# Exercise details
Write out the listing below in full and exactly, leaving out every picture.

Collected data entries

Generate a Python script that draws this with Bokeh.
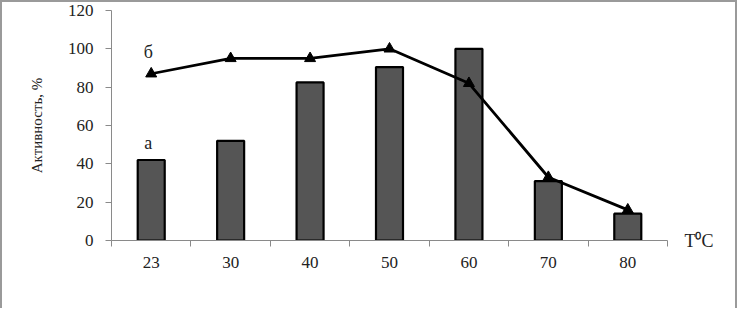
from bokeh.plotting import figure
from bokeh.models import (Range1d, FixedTicker, CustomJSTickFormatter, Label,
                          ColumnDataSource, LinearAxis)
from bokeh.embed import file_html
from bokeh.resources import INLINE

temps = ["23", "30", "40", "50", "60", "70", "80"]
bars_a = [42, 52, 82.5, 90.5, 100, 31, 14]
line_b = [87, 95, 95, 100, 82, 33, 16]
y_ticks = [0, 20, 40, 60, 80, 100, 120]
x_unit = "T⁰C"

FONT = "Liberation Serif"
AXIS_COL = "#8a8a8a"
TXT = "#222222"

n = len(temps)
xs = [i + 0.5 for i in range(n)]
src = ColumnDataSource(dict(x=xs, a=bars_a, b=line_b))

p = figure(width=737, height=308, output_backend="svg", toolbar_location=None,
           x_range=Range1d(0, n), y_range=Range1d(0, 120),
           min_border_left=109, min_border_right=72, min_border_top=8, min_border_bottom=70,
           styles={"border-top": "2px solid #9a9a9a", "border-left": "2px solid #9a9a9a",
                   "border-right": "2px solid #9a9a9a", "box-sizing": "border-box"})
p.outline_line_color = None
p.xgrid.grid_line_color = None
p.ygrid.grid_line_color = None

p.vbar(x="x", top="a", width=0.34, bottom=0, source=src,
       fill_color="#555555", line_color="black", line_width=2.2)
p.line(x="x", y="b", source=src, line_color="black", line_width=2.8)
p.scatter(x="x", y="b", source=src, marker="triangle", size=11,
          fill_color="black", line_color="black")

# x axis
xa = p.xaxis[0]
xa.ticker = FixedTicker(ticks=xs, minor_ticks=list(range(n + 1)))
xa.formatter = CustomJSTickFormatter(args=dict(labels=temps),
                                     code="return labels[Math.round(tick - 0.5)] || '';")
xa.axis_line_color = AXIS_COL
xa.major_tick_line_color = None
xa.major_tick_out = 0
xa.major_tick_in = 0
xa.minor_tick_line_color = AXIS_COL
xa.minor_tick_out = 6
xa.minor_tick_in = 0
xa.major_label_standoff = 10
xa.major_label_text_font = FONT
xa.major_label_text_font_size = "17px"
xa.major_label_text_color = TXT

# y axis
ya = p.yaxis[0]
ya.ticker = FixedTicker(ticks=y_ticks)
ya.axis_line_color = AXIS_COL
ya.major_tick_line_color = AXIS_COL
ya.major_tick_out = 6
ya.major_tick_in = 0
ya.minor_tick_line_color = None
ya.major_label_standoff = 12
ya.major_label_text_font = FONT
ya.major_label_text_font_size = "17px"
ya.major_label_text_color = TXT
ya.axis_label = "Активность, %"
ya.axis_label_text_font = FONT
ya.axis_label_text_font_size = "15px"
ya.axis_label_text_font_style = "normal"
ya.axis_label_text_color = TXT
ya.axis_label_standoff = 20

# unit label at the end of the x axis, via a bare right-hand axis
ra = LinearAxis(ticker=FixedTicker(ticks=[0]),
                formatter=CustomJSTickFormatter(args=dict(u=x_unit), code="return u;"))
ra.axis_line_color = None
ra.major_tick_line_color = None
ra.minor_tick_line_color = None
ra.major_tick_out = 0
ra.major_tick_in = 0
ra.major_label_standoff = 17
ra.major_label_text_font = FONT
ra.major_label_text_font_size = "18px"
ra.major_label_text_color = TXT
p.add_layout(ra, "right")

# series labels
p.add_layout(Label(x=xs[0], y=bars_a[0], y_offset=17, text="а", text_font=FONT,
                   text_font_size="18px", text_align="center", text_baseline="middle",
                   text_color=TXT, x_offset=-3))
p.add_layout(Label(x=xs[0], y=line_b[0], y_offset=22, text="б", text_font=FONT,
                   text_font_size="18px", text_align="center", text_baseline="middle",
                   text_color=TXT, x_offset=-3))

open("out.html", "w").write(file_html(p, INLINE))
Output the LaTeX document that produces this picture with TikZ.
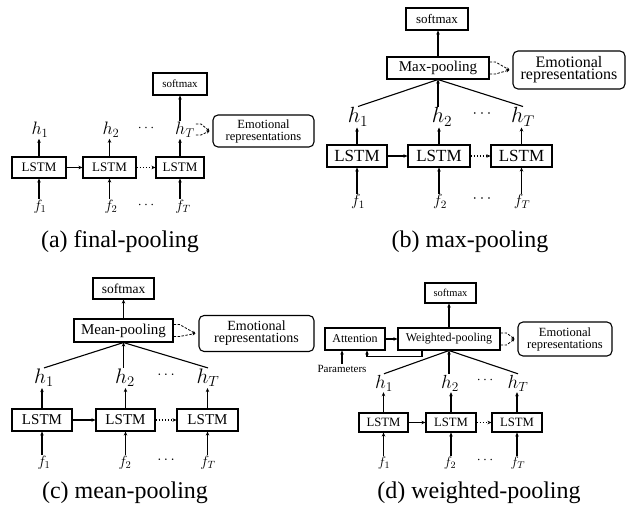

# Written response
Generate a Python script that draws this with Bokeh.
from bokeh.plotting import figure
from bokeh.models import (Range1d, FixedTicker, CustomJSTickFormatter, Label,
                          ColumnDataSource, LinearAxis)
from bokeh.embed import file_html
from bokeh.resources import INLINE

temps = ["23", "30", "40", "50", "60", "70", "80"]
bars_a = [42, 52, 82.5, 90.5, 100, 31, 14]
line_b = [87, 95, 95, 100, 82, 33, 16]
y_ticks = [0, 20, 40, 60, 80, 100, 120]
x_unit = "T⁰C"

FONT = "Liberation Serif"
AXIS_COL = "#8a8a8a"
TXT = "#222222"

n = len(temps)
xs = [i + 0.5 for i in range(n)]
src = ColumnDataSource(dict(x=xs, a=bars_a, b=line_b))

p = figure(width=737, height=308, output_backend="svg", toolbar_location=None,
           x_range=Range1d(0, n), y_range=Range1d(0, 120),
           min_border_left=109, min_border_right=72, min_border_top=8, min_border_bottom=70,
           styles={"border-top": "2px solid #9a9a9a", "border-left": "2px solid #9a9a9a",
                   "border-right": "2px solid #9a9a9a", "box-sizing": "border-box"})
p.outline_line_color = None
p.xgrid.grid_line_color = None
p.ygrid.grid_line_color = None

p.vbar(x="x", top="a", width=0.34, bottom=0, source=src,
       fill_color="#555555", line_color="black", line_width=2.2)
p.line(x="x", y="b", source=src, line_color="black", line_width=2.8)
p.scatter(x="x", y="b", source=src, marker="triangle", size=11,
          fill_color="black", line_color="black")

# x axis
xa = p.xaxis[0]
xa.ticker = FixedTicker(ticks=xs, minor_ticks=list(range(n + 1)))
xa.formatter = CustomJSTickFormatter(args=dict(labels=temps),
                                     code="return labels[Math.round(tick - 0.5)] || '';")
xa.axis_line_color = AXIS_COL
xa.major_tick_line_color = None
xa.major_tick_out = 0
xa.major_tick_in = 0
xa.minor_tick_line_color = AXIS_COL
xa.minor_tick_out = 6
xa.minor_tick_in = 0
xa.major_label_standoff = 10
xa.major_label_text_font = FONT
xa.major_label_text_font_size = "17px"
xa.major_label_text_color = TXT

# y axis
ya = p.yaxis[0]
ya.ticker = FixedTicker(ticks=y_ticks)
ya.axis_line_color = AXIS_COL
ya.major_tick_line_color = AXIS_COL
ya.major_tick_out = 6
ya.major_tick_in = 0
ya.minor_tick_line_color = None
ya.major_label_standoff = 12
ya.major_label_text_font = FONT
ya.major_label_text_font_size = "17px"
ya.major_label_text_color = TXT
ya.axis_label = "Активность, %"
ya.axis_label_text_font = FONT
ya.axis_label_text_font_size = "15px"
ya.axis_label_text_font_style = "normal"
ya.axis_label_text_color = TXT
ya.axis_label_standoff = 20

# unit label at the end of the x axis, via a bare right-hand axis
ra = LinearAxis(ticker=FixedTicker(ticks=[0]),
                formatter=CustomJSTickFormatter(args=dict(u=x_unit), code="return u;"))
ra.axis_line_color = None
ra.major_tick_line_color = None
ra.minor_tick_line_color = None
ra.major_tick_out = 0
ra.major_tick_in = 0
ra.major_label_standoff = 17
ra.major_label_text_font = FONT
ra.major_label_text_font_size = "18px"
ra.major_label_text_color = TXT
p.add_layout(ra, "right")

# series labels
p.add_layout(Label(x=xs[0], y=bars_a[0], y_offset=17, text="а", text_font=FONT,
                   text_font_size="18px", text_align="center", text_baseline="middle",
                   text_color=TXT, x_offset=-3))
p.add_layout(Label(x=xs[0], y=line_b[0], y_offset=22, text="б", text_font=FONT,
                   text_font_size="18px", text_align="center", text_baseline="middle",
                   text_color=TXT, x_offset=-3))

open("out.html", "w").write(file_html(p, INLINE))
Output the LaTeX document that produces this picture with TikZ.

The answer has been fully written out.